THE EXERCISE: Copy whichever lines contain the string "matplotlib".

Rows from a dataset of charts and code:
___
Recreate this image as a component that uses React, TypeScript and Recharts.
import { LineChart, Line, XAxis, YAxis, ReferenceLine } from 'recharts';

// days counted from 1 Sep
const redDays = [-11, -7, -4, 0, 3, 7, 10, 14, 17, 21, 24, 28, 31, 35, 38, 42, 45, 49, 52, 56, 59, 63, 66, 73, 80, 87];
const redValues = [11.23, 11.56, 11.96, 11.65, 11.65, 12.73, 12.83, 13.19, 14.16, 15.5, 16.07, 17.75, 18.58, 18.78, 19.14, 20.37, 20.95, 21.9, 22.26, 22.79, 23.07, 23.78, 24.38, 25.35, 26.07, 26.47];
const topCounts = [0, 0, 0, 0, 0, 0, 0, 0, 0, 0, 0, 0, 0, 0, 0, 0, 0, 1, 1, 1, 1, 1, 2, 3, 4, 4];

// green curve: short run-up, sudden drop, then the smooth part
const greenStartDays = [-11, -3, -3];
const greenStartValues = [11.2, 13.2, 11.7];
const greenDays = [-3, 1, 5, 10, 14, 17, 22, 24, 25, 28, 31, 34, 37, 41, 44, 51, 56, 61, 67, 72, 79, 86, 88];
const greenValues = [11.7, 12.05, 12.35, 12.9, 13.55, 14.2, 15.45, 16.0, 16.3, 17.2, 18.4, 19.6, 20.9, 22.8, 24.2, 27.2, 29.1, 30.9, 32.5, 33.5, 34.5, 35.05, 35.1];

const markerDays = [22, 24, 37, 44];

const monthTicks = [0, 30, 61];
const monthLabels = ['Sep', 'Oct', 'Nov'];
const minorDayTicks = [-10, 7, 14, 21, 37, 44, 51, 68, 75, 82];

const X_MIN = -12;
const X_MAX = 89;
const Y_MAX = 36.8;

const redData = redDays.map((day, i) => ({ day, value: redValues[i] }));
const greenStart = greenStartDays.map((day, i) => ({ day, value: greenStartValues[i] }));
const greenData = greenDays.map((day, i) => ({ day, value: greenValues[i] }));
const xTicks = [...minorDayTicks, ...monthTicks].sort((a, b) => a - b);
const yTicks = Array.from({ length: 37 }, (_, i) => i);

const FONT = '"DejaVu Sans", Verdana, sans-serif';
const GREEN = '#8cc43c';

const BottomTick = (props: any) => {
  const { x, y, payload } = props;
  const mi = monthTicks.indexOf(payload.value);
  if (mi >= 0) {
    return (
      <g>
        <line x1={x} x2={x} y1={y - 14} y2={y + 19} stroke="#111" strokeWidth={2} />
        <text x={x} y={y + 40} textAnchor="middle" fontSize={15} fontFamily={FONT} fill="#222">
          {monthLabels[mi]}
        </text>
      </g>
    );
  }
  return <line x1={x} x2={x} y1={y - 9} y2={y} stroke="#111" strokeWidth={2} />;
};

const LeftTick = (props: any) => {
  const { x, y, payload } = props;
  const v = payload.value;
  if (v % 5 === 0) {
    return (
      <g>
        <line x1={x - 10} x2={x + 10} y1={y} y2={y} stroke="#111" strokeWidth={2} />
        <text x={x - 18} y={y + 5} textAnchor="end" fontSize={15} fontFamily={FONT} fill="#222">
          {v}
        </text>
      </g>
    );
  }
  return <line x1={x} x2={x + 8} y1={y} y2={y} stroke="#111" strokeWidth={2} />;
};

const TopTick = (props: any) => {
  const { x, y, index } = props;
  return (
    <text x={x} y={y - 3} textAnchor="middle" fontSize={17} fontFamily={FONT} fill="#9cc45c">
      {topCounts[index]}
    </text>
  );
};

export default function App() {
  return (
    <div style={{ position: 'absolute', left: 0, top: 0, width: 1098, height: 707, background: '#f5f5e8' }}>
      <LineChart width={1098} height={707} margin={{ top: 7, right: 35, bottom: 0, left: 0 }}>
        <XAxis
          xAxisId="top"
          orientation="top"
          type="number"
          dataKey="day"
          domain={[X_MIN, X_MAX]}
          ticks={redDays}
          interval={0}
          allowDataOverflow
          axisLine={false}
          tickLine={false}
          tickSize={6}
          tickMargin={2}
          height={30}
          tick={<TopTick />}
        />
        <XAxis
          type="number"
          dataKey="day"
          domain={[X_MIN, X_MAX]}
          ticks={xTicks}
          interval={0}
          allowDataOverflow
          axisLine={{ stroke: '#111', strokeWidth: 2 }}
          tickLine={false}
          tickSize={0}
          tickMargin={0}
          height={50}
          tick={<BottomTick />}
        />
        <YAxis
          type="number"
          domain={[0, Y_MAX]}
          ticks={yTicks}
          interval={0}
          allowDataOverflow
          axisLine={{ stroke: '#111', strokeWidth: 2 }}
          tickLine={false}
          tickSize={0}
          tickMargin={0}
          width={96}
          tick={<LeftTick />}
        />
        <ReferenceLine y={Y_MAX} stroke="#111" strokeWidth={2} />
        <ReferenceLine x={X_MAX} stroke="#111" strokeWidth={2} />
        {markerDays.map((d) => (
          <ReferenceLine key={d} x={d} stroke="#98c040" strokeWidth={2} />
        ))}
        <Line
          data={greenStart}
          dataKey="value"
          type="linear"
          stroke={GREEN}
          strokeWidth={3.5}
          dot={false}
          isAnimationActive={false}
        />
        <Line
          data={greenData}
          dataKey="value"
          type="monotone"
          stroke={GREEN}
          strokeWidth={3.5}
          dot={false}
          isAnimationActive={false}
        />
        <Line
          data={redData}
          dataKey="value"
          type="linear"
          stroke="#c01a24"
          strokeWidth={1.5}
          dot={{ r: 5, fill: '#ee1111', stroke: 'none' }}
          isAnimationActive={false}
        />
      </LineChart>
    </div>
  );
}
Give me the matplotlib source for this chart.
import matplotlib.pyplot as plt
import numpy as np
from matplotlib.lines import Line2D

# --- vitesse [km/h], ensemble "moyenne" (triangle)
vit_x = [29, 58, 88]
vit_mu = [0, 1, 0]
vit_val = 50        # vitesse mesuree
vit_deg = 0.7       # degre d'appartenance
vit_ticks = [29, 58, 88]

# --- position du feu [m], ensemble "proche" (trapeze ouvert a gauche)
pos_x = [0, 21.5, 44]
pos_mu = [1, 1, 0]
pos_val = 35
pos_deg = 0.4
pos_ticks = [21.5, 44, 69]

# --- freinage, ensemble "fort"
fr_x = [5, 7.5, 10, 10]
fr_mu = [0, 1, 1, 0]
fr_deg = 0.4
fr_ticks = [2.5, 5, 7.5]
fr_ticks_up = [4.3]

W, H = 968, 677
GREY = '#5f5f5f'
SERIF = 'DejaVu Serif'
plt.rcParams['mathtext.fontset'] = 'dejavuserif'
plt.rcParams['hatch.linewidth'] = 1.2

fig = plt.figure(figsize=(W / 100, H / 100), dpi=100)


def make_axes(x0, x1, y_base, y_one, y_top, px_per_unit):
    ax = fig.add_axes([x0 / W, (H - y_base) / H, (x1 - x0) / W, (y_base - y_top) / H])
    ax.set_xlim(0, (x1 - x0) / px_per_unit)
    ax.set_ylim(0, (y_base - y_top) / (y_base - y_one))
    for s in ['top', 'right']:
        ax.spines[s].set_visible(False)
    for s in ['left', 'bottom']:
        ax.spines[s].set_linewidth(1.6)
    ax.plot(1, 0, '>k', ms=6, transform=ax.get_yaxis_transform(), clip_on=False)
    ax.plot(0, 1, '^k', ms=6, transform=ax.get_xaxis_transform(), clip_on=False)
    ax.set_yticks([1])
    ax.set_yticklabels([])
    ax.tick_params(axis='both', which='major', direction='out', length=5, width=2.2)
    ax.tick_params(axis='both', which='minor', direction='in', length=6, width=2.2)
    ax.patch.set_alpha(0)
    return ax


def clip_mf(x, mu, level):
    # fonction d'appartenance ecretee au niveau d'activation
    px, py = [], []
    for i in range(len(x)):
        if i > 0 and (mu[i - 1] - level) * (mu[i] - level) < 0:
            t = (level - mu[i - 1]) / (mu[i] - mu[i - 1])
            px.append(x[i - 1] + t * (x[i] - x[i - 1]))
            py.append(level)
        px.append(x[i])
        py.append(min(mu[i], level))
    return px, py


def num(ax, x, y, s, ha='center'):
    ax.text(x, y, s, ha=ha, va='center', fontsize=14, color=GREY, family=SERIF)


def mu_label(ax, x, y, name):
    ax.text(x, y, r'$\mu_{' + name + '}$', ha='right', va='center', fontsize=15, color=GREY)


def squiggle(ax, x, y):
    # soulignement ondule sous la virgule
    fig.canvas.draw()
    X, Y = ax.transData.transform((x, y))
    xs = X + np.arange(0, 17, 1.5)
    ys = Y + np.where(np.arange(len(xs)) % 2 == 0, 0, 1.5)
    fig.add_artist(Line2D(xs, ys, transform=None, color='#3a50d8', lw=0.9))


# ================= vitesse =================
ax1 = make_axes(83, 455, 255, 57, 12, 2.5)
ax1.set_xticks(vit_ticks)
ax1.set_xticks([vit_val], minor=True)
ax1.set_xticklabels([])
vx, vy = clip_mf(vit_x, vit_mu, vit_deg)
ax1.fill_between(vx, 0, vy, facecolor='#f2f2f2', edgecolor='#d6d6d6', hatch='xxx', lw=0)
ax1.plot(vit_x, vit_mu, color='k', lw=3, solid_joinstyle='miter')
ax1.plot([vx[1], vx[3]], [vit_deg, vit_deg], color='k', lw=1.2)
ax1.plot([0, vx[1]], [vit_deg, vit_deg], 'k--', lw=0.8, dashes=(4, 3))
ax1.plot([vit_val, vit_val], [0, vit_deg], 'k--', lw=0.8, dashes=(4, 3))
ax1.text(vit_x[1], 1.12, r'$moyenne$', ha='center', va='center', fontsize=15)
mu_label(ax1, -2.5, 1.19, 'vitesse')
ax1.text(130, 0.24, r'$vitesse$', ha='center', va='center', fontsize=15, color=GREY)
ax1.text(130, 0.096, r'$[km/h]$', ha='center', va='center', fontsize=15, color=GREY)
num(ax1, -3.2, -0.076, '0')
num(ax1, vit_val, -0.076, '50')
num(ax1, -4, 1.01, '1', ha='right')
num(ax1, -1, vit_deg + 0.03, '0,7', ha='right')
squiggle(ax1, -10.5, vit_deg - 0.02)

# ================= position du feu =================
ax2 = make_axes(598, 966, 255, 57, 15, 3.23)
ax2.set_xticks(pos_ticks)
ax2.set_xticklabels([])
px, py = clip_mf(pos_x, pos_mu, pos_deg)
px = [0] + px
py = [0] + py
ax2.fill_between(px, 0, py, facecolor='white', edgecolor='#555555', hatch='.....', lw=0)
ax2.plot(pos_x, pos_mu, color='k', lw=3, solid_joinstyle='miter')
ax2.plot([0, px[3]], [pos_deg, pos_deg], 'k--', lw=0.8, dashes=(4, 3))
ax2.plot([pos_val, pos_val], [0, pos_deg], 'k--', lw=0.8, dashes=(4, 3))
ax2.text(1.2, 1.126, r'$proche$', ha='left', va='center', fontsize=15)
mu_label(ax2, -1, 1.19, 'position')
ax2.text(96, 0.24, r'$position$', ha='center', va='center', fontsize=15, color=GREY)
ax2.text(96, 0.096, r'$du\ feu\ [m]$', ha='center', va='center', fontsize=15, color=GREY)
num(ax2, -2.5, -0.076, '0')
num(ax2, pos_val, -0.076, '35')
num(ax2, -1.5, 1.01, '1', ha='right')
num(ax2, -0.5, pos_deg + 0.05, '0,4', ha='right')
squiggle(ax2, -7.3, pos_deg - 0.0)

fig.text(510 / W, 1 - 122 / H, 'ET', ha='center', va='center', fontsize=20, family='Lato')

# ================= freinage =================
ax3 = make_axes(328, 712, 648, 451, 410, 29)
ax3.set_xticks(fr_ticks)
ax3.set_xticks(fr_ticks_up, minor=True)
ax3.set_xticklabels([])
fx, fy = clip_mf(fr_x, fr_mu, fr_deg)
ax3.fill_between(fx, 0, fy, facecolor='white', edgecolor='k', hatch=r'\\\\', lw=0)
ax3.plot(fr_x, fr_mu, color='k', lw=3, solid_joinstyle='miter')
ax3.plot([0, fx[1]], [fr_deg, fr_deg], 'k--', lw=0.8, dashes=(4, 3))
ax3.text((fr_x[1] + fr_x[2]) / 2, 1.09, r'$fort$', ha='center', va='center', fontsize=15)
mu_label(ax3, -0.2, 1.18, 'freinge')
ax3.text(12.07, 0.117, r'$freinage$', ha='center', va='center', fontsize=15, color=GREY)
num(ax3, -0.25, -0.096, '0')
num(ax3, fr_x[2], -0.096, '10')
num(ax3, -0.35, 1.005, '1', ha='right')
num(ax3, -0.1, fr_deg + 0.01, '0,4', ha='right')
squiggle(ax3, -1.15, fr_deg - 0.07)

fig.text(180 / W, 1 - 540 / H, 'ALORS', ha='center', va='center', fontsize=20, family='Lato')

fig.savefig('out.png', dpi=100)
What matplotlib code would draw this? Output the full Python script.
___
SOLUTION FOR THIS PROBLEM:
Give me the matplotlib source for this chart.
import matplotlib.pyplot as plt
from matplotlib.lines import Line2D
What matplotlib code would draw this? Output the full Python script.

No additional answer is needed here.